In this week’s case, the court sided with Tyson Timbs, an Indiana man whose $42,000 Land Rover SUV was seized in a civil forfeiture action after he pleaded guilty to selling $225 worth of heroin to undercover police officers. The state had argued that the vehicle was used to transport heroin. Timbs will now be able to argue in state court that the seizure of his vehicle was “grossly disproportionate” to the offense for which he was convicted.
In her majority opinion Wednesday, Justice Ruth Bader Ginsburg explained why it was important that the ban on excessive fines applied to the states. She noted that “the protection against excessive fines has been a constant shield throughout Anglo-American history: Exorbitant tolls undermine other constitutional liberties.”
Wednesday’s decision, however, is a limited one.

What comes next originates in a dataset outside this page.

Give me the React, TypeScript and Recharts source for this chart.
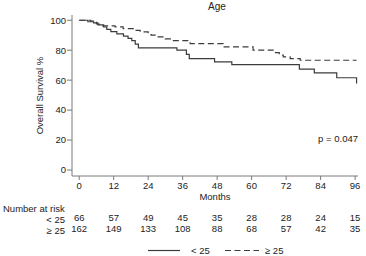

It leaves open the question of whether and under what circumstances a forfeiture of assets sought by state officials is sufficiently “punitive” to trigger the ban on excessive fines.
State and federal law enforcement agencies can seize assets even when no criminal charge has been filed against their owner. The legal fiction is that the forfeiture is aimed not at the owner but at the property being used in the commission of a crime.
Ideally, this week’s decision will lead to more judicial oversight of civil asset forfeiture. But reform is also possible at the legislative level. In 2016, California enacted a law that required a criminal conviction for the state to benefit from the seizure of property valued at up to $40,000 as the result of a joint state-federal operation.
If property is to be seized by the government, it should be from individuals who have been convicted of a crime — and even then the punishment must be proportional. The goal must be justice, not a windfall for police coffers.